“Fahrenheit 11/9”. Moore molto anti-Trump, ma poco obiettivo
di Gianmaria Busatta
La voce è del cineasta Michael Moore, ed il suo tono interrogativo si riferisce all’elezione di Donald Trump come Presidente degli Stati Uniti l’8 novembre del 2016.
Moore, già autore di Bowling a Columbine, che si è aggiudicato l’Oscar nel 2003, e Fahrenheit 9/11, vincitore della Palma d’oro a Cannes l’anno successivo, confeziona un documentario che spesso non si mantiene super partes nella trattazione e descrizione dei fatti, sia nei toni sia in alcuni contenuti.
Lo stile documentarista di Moore si caratterizza per essere graffiante, schietto e diretto, sagace nel montaggio, e per tenere alti i livelli di ironia e sarcasmo, scoppiettanti e talvolta cinici.
In Fahrenheit 11/9, però, questo stile diviene fiacco e claudicante, nonostante le domande e le provocazioni di Moore stimolino lo spettatore e lo pongano di fronte a sconcertanti realtà. Tra queste non si può non citare il caso dell’acqua avvelenata nella città di Flint, la “città più povera d’America”, un j’accuse lucido e potentissimo contro le incoscienti e scellerate decisioni prese dal governatore repubblicano Rick Snyder.
Alla luce di quanto raccontato da Moore, per compiacere i suoi ricchi ed influenti elettori l’ex governatore del Michigan fece costruire un nuovo (inutile) acquedotto, la cui fonte non era più costituita dalle acque pulite del lago Huron, ma da un fiume sozzo ed inquinatissimo. Le analisi del sangue degli abitanti di Flint, compresi bambini e neonati, sarebbero poi state insabbiate e falsificate affinché i valori del piombo assunto tramite l’acqua non fossero di pubblico dominio.
E, collegata a questa terribile vicenda, Moore racconta anche la beffa provocata da Barack Obama, prima atteso e accolto come colui che avrebbe risolto i problemi di Flint, poi protagonista di una delle scene più imbarazzanti e deplorevoli mai viste.
Senza peli sulla lingua Moore non risparmia dalle critiche i politici democratici, anche loro colpevoli di aver reso il sistema guasto e corrotto (eclatante la vicenda delle primarie).
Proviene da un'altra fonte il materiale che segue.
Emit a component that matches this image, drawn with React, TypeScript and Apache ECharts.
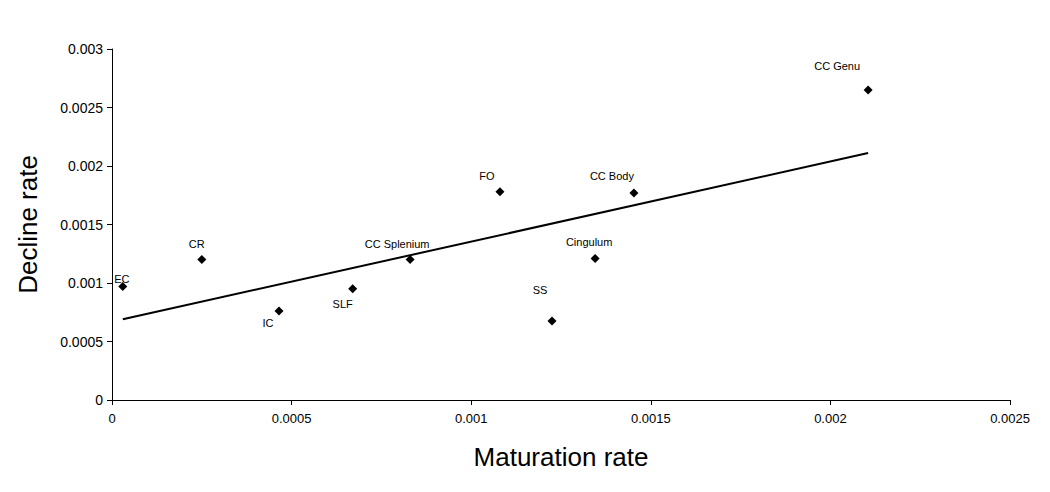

Tutti questi fatti rappresenterebbero, secondo Moore, i tasselli della marcia trumpiana verso la Casa Bianca. Tuttavia, ad ogni tassello aggiunto le tesi e l’efficacia delle argomentazioni di Moore vengono sempre meno, sia a causa di uno stile giornalistico d’inchiesta non sempre elevato (come, invece, avveniva in altri suoi documentari) sia per punti di vista sempre più soggettivi e personali, che assumono i toni di critica e lamentela e non sempre sono in grado di accompagnare lo spettatore ad avere una visione corretta e completa.
Una visione sicuramente più approfondita l’avremmo avuta se Moore avesse esplorato quell’elettorato che ha votato Trump, che lui stesso dipinge come “dittatore”, “bugiardo” e “razzista” (ma anche misogino).
Pertanto, un conto è mettere in fila (anche se in modo piuttosto disordinato) solo quei tasselli presi in considerazione, un altro conto è indagare anche su quei problemi vissuti da un elettorato in cui Moore non si rispecchia.
In questo senso il montaggio non aiuta: sovrapporre filmati di Hitler con la voce di Trump, ad esempio, è un’argomentazione (se così si può chiamare) per certi aspetti scontata, per altri fine a se stessa, dato che in quella sequenza lo sforzo logico e cinematografico di rispondere compiutamente alla domanda iniziale è minimo (o addirittura nullo).
Un ultimo aspetto che merita attenzione è il caso della sparatoria presso la scuola di Parkland da parte di uno studente, non tanto per il tema delle armi (argomento che Moore approfondisce benissimo in Bowling a Columbine), ma per l’emozionante ed avvincente parentesi nel lungometraggio dedicata ai giovani, che, uniti, sono il cuore pulsante della società odierna.
Nonostante l’icona popolare che Moore ha generato su di sé e sui propri lavori, quest’ultimo (prevedibilissimo) documentario anti-Trump non raggiunge l’altezza delle opere precedenti: le argomentazioni che Moore adduce sono tanta carne sul fuoco; ma, alla fine di tutto, ciò che si avvicina alla sua tesi è più fumo che arrosto. Da vedere, ma solo con uno spirito fortemente critico.